蒋介石从黄埔建军、北伐、中原大战、江西至陕北剿共,以迄抗战,凡三十年间,无日不在用兵,无日不有胜负,战场上不管是怎么赢的,蒋介石终归还能撑持到最后。只是,内战战局无论是战略形势或是战术格局,均大异于“五次围剿”时期,内战战况不仅首鼠两端,狼狈不堪,更让蒋介石痛觉惨败与羞愤。
检讨
蒋介石在一九四九年元旦,总结一九四八年的内战形势,作了以下之检讨:“先是上年十月间东北战局失利,锦州长春沈阳相继沦陷,林彪股匪大举入关,平津形势危急。而在鲁苏两省境内之陈毅股匪,则于上年九月下旬攻陷济南,略加整补后,复倾巢南侵;与豫东之刘伯承股匪遥相呼应,分途进犯徐州。迨碾庄一役,我第七兵团黄百韬司令官壮烈殉职,其所部亦牺牲殆尽,旋宿县失守,津浦铁路南段为匪军切断,徐州陷于孤立,我军以处于内线作战不利,乃于十一月杪,主动撤离徐州,由徐州剿匪总司令部杜聿明副总司令率领第二兵团(邱清泉)第十三兵团(李弥)第十六兵团(孙元良)及各机关团体,向徐州西南转进,以期由永城地区南下,与蚌埠等地之我军会合,协力堵击共匪,但我军撤出徐州后,前进途中,迭遭匪军以人海战术猛袭,并依据各村庄与道路要点构筑工事顽抗,更在我军防地以外挖深沟数道,重重包围于萧县永城间地区。我军补给中断,粮弹缺乏,所有接济,全赖空投。又值严冬季节,连日雨雪,空投无法实施,官兵饥疲已极,除孙元良兵团已先行突围,仅司令官及少数随从人员得以脱险外,其余邱清泉、李弥两兵团现尚困守于陈官庄、青龙集等地。而由阜阳东进增援之我第十二兵团(黄维)则在双堆集附近,遭遇匪军围攻,自上年十一月二十四日起至十二月十五日止,与匪军激战二十余日,卒以牺牲重大,弹尽粮绝,而于十五日夜实施突围,除胡琏副司令及一部份官兵得脱险归来外,其余均下落不明。我军既迭受严重之挫折,一时人心恐慌,京沪震动。”(注:国民党战史中,对解放军或共产党均以“匪”称之,为征史实,未作修改)

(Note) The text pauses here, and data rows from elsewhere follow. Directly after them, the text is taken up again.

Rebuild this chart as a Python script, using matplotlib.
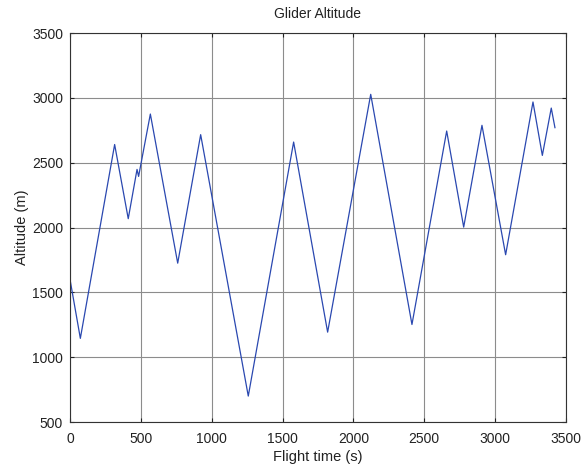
import matplotlib
matplotlib.use("Agg")
import matplotlib.pyplot as plt

# Vertex data
time_s = [0, 73, 315, 411, 473, 484, 567, 760, 922, 1258, 1578, 1818, 2122,
          2413, 2658, 2778, 2907, 3074, 3267, 3333, 3396, 3422]
altitude_m = [1600, 1145, 2640, 2068, 2448, 2394, 2875, 1725, 2716, 700, 2659,
              1193, 3027, 1252, 2744, 2003, 2788, 1790, 2968, 2556, 2921, 2770]

xticks = [0, 500, 1000, 1500, 2000, 2500, 3000, 3500]
yticks = [500, 1000, 1500, 2000, 2500, 3000, 3500]

plt.rcParams['font.family'] = ['Liberation Sans', 'DejaVu Sans']

fig = plt.figure(figsize=(5.81, 4.66), dpi=100)
ax = fig.add_axes([70/581, 44/466, 496/581, 389/466])

ax.plot(time_s, altitude_m, color='#2a48b0', linewidth=0.9)

ax.set_xlim(0, 3500)
ax.set_ylim(500, 3500)
ax.set_xticks(xticks)
ax.set_yticks(yticks)
ax.tick_params(direction='in', length=3, width=0.8, top=True, right=True,
               labelsize=10, colors='#222222')
ax.tick_params(axis='x', pad=7)
ax.tick_params(axis='y', pad=5)
ax.grid(True, color='#8c8c8c', linewidth=0.8)
for s in ax.spines.values():
    s.set_color('#333333')
    s.set_linewidth(0.8)

ax.set_title('Glider Altitude', fontsize=10, color='#222222', pad=11)
ax.set_xlabel('Flight time (s)', fontsize=10.5, color='#222222', labelpad=3)
ax.set_ylabel('Altitude (m)', fontsize=10.5, color='#222222', labelpad=2)

fig.savefig('out.png', dpi=100)
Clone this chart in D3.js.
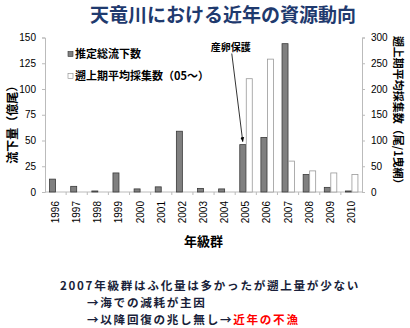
<!DOCTYPE html>
<html>
<head>
<meta charset="utf-8">
<script src="https://cdn.jsdelivr.net/npm/d3@7"></script>
<style>
  body { margin: 0; background: #fff; }
  svg { font-family: "Noto Sans CJK JP", "Noto Sans", sans-serif; }
</style>
</head>
<body>
<div id="chart"></div>
<script>
// year classes
const years = ["1996","1997","1998","1999","2000","2001","2002","2003","2004","2005","2006","2007","2008","2009","2010"];
// estimated total downstream migration (100M fish), left axis
const downstream = [12.5, 5.5, 1, 18.5, 3, 5, 59, 3.5, 3, 46, 53, 144, 17, 4.5, 1];
// upstream-period average catch (fish / haul), right axis, from 2005
const upstream = [null, null, null, null, null, null, null, null, null, 220, 258, 60, 41, 37, 34];
const leftTicks = [0, 25, 50, 75, 100, 125, 150];
const rightTicks = [0, 50, 100, 150, 200, 250, 300];

const W = 410, H = 328;
const margin = { top: 37.5, right: 48, bottom: 136, left: 45 };
const width = W - margin.left - margin.right;
const height = H - margin.top - margin.bottom;

const svg = d3.select("#chart").append("svg")
  .attr("width", W)
  .attr("height", H);

// title
svg.append("text")
  .attr("x", 223).attr("y", 22)
  .attr("text-anchor", "middle")
  .style("font-size", "19px").style("font-weight", "bold")
  .style("fill", "#1f3a6e")
  .text("天竜川における近年の資源動向");

const g = svg.append("g")
  .attr("transform", `translate(${margin.left},${margin.top})`);

const x = d3.scaleBand().domain(years).range([0, width]);
const yL = d3.scaleLinear().domain([0, 150]).range([height, 0]);
const yR = d3.scaleLinear().domain([0, 300]).range([height, 0]);
const bw = 6;

// axes
const axL = g.append("g").call(d3.axisLeft(yL).tickValues(leftTicks).tickSize(3).tickPadding(6));
const axR = g.append("g").attr("transform", `translate(${width},0)`)
  .call(d3.axisRight(yR).tickValues(rightTicks).tickSize(3).tickPadding(6));
[axL, axR].forEach(a => {
  a.select(".domain").attr("stroke", "#bbb");
  a.selectAll(".tick line").attr("stroke", "#bbb");
  a.selectAll("text").style("font-size", "10px").style("font-family", "Arial, 'Liberation Sans', sans-serif").attr("fill", "#000");
});

// bottom axis: baseline and tick marks at band edges
g.append("line").attr("x1", 0).attr("x2", width).attr("y1", height).attr("y2", height).attr("stroke", "#bbb");
g.selectAll(".btick").data(years.slice(1)).enter().append("line")
  .attr("x1", d => x(d)).attr("x2", d => x(d))
  .attr("y1", height).attr("y2", height + 3).attr("stroke", "#bbb");
g.selectAll(".xlab").data(years).enter().append("text")
  .attr("transform", d => `translate(${x(d) + x.bandwidth() / 2 + 3.5},${height + 9}) rotate(-90)`)
  .attr("text-anchor", "end")
  .style("font-size", "10px")
  .style("font-family", "Arial, 'Liberation Sans', sans-serif")
  .text(d => d);

// gray bars
g.selectAll(".bar1").data(years).enter().append("rect")
  .attr("x", d => x(d) + x.bandwidth() / 2 - bw)
  .attr("width", bw)
  .attr("y", (d, i) => yL(downstream[i]))
  .attr("height", (d, i) => height - yL(downstream[i]))
  .attr("fill", "#808080").attr("stroke", "#3a3a3a").attr("stroke-width", 0.8);

// white bars
const upData = years.map((d, i) => ({ year: d, v: upstream[i] })).filter(d => d.v !== null);
g.selectAll(".bar2").data(upData).enter().append("rect")
  .attr("x", d => x(d.year) + x.bandwidth() / 2 + 0.5)
  .attr("width", bw)
  .attr("y", d => yR(d.v))
  .attr("height", d => height - yR(d.v))
  .attr("fill", "#fff").attr("stroke", "#999").attr("stroke-width", 0.8);

// legend
const leg = g.append("g").attr("transform", "translate(23,20)");
leg.append("rect").attr("x", 0).attr("y", -6).attr("width", 5).attr("height", 5)
  .attr("fill", "#808080").attr("stroke", "#333").attr("stroke-width", 0.6);
leg.append("text").attr("x", 7).attr("y", 0).style("font-size", "11px").style("font-weight", "bold").text("推定総流下数");
leg.append("rect").attr("x", 0).attr("y", 16).attr("width", 5).attr("height", 5)
  .attr("fill", "#fff").attr("stroke", "#888").attr("stroke-width", 0.6);
leg.append("text").attr("x", 7).attr("y", 22).style("font-size", "11px").style("font-weight", "bold").text("遡上期平均採集数（05～）");

// annotation
svg.append("defs").append("marker")
  .attr("id", "arr").attr("viewBox", "0 0 10 10").attr("refX", 9).attr("refY", 5)
  .attr("markerWidth", 6).attr("markerHeight", 6).attr("orient", "auto")
  .append("path").attr("d", "M0,1 L10,5 L0,9 z").attr("fill", "#000");
const ax = x("2005") + x.bandwidth() / 2 - bw / 2;
g.append("text").attr("x", ax - 12).attr("y", 13)
  .attr("text-anchor", "middle").style("font-size", "10px").style("font-weight", "bold")
  .text("産卵保護");
g.append("line")
  .attr("x1", ax - 11).attr("y1", 16)
  .attr("x2", ax).attr("y2", yL(downstream[9]) - 3)
  .attr("stroke", "#000").attr("stroke-width", 0.8)
  .attr("marker-end", "url(#arr)");

// axis titles
svg.append("text")
  .attr("transform", `translate(17,${margin.top + height / 2 + 7}) rotate(-90)`)
  .attr("text-anchor", "middle").style("font-size", "12px").style("font-weight", "bold")
  .text("流下量（億尾）");
svg.append("text")
  .attr("transform", `translate(394,${margin.top + height / 2 - 2}) rotate(90)`)
  .attr("text-anchor", "middle").style("font-size", "11px").style("font-weight", "bold")
  .text("遡上期平均採集数（尾/1曳網）");
svg.append("text")
  .attr("x", margin.left + width / 2).attr("y", 246)
  .attr("text-anchor", "middle").style("font-size", "13px").style("font-weight", "bold")
  .text("年級群");

// notes
const notes = svg.append("g").style("font-size", "11.6px").style("font-weight", "bold")
  .style("fill", "#1a1f3a").style("letter-spacing", "1.7px");
notes.append("text").attr("x", 60).attr("y", 290)
  .text("2007年級群はふ化量は多かったが遡上量が少ない");
notes.append("text").attr("x", 87).attr("y", 307).text("→海での減耗が主因");
const n3 = notes.append("text").attr("x", 87).attr("y", 324);
n3.append("tspan").text("→以降回復の兆し無し→");
n3.append("tspan").style("fill", "#ff0000").text("近年の不漁");
</script>
</body>
</html>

然而,京沪地区与住在南京黄埔路官邸的蒋介石,真正感觉到“震动”,是接连两场大战役的溃败。在一九四九年元旦过后一周,根据国民党当局的战史记载,一月七日,天津外围解放军开始全面进攻,与国民党军第六十二军、第八十六军等部展开激烈战斗,解放军以人海战术冲进天津市区,双方进行巷战,到一月十五日,天津沦陷。……林彪主力陷天津后,复攻向北平,此时,聂荣臻主力亦由张垣东进,并不断向北平城内炮击,迫胁北平。
在另一条战线,令蒋介石焦头烂额的徐州战局,情况发展闻之更如刀割。国民党军的战报记载,徐州“剿匪”总部……迄(民国三十七年)十二月十八日,我第二兵团向南出击,稍有进展。惟十九日后,即雨雪交加,空投补给无法实施。虽至民国三十八年元月五日无甚大战斗;但官兵饥寒交迫,已极困顿。六日匪复全力再兴攻势,并施放毒气,迄十一日邱司令官等以下官兵大部壮烈殉国,残部突围。徐蚌会战至此结束。(注:徐蚌会战即淮海战役)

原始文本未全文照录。